Foi antes, bem antes de a classe C comprar passagem para ver neon piscando em Times Square. Os assombros estavam na esquina. O jogador Maneco, do América, morava numa rua próxima e parecia ser o sinal feliz de um suburbano bem sucedido, até que um dia, num dos cômodos da sua casa na Vila Prosperidade, tentou contra a própria vida, com sucesso, tomando um copo de guaraná com formicida. Era o estilo em voga para quem queria desistir de tudo.
Eu, garoto entre muitos, moía vidro na linha do bonde para fazer cerol de pipa e ainda me protegia dos inimigos colocando uma gilete na rabiola. No peito, usava emplastro Sabiá. Na memória, Biotônico Fontoura – e graças a ele, talvez, ainda me lembre que, na falta de cem dias de chuva, como a que inundou a Macondo de Gabo, achamos inevitável o fim do mundo na noite em que o céu avermelhou de uma ponta a outra. Não havia a informação online para dizer do que se tratava. Pensou-se na chegada em grande estilo do Senhor Todo Poderoso, que Julio Louzada todo dia anunciava na “Ave Maria” das 18h na Rádio Tupi. Era a explosão do paiol de Deodoro.
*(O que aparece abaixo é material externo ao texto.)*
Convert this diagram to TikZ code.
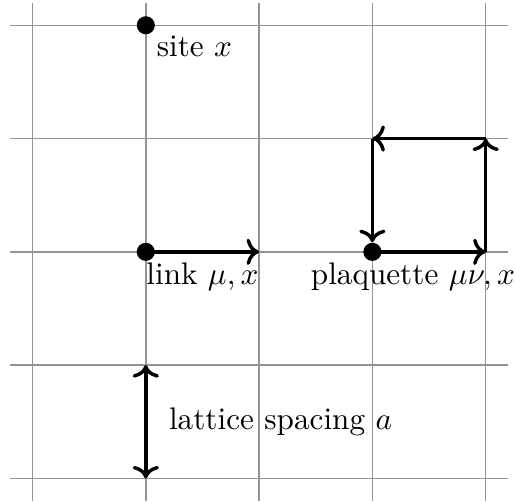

Gabriel Garcia Marques dizia não ter inventado nada, apenas colocou no papel a realidade mágica de sua cidade. No meu bairro, eu vi a menina pedindo que lhe urinassem nos pés para curar uma frieira. Eu estava na missa quando o padre de sotaque alemão, diante do barulho dos fiéis saindo dos seus assentos para acolher a hóstia consagrada no altar, lamentou a algazarra: “Levantou a cavalaria”. Imagino a existência de outras Macondos mais radicais, mas Gabo só um. Qual de nós seria capaz de construir um romance a partir do momento em que conheceu o gelo¿
Dias atrás, voltei à minha Macondo natal. Na casa onde tantas vezes tive rezada a espinhela caída, persiste a família que faz um mix sem preconceito de religiões. Desta vez eu não tinha nada para me queixar e ser rezado, mas confessei um mistério. É uma história real. Há décadas, centenas de pessoas, por algum assopro sobrenatural que eu gostaria de identificar, trocam o meu nome por Francisco. É tão constante que quando chamam Francisco, eu atendo.
A senhora que me fazia o trabalho religioso relutou por uns momentos em resolver o enigma. Achava que daria peso grave à vida de um cronista ligeiro. Diante da minha ansiedade, décadas sendo chamado por outro, ela resolveu esclarecer aquele capítulo do meu realismo fantástico.
“Alguma coisa aconteceu na sua infância e o seu destino mudou”, disse. “Era para ser você, e não um argentino, o Papa Francisco”.

Ri suave, sem mostrar descrença. Não disse, é claro, mas meu Papa é outro. Eu preferia ser Gabo.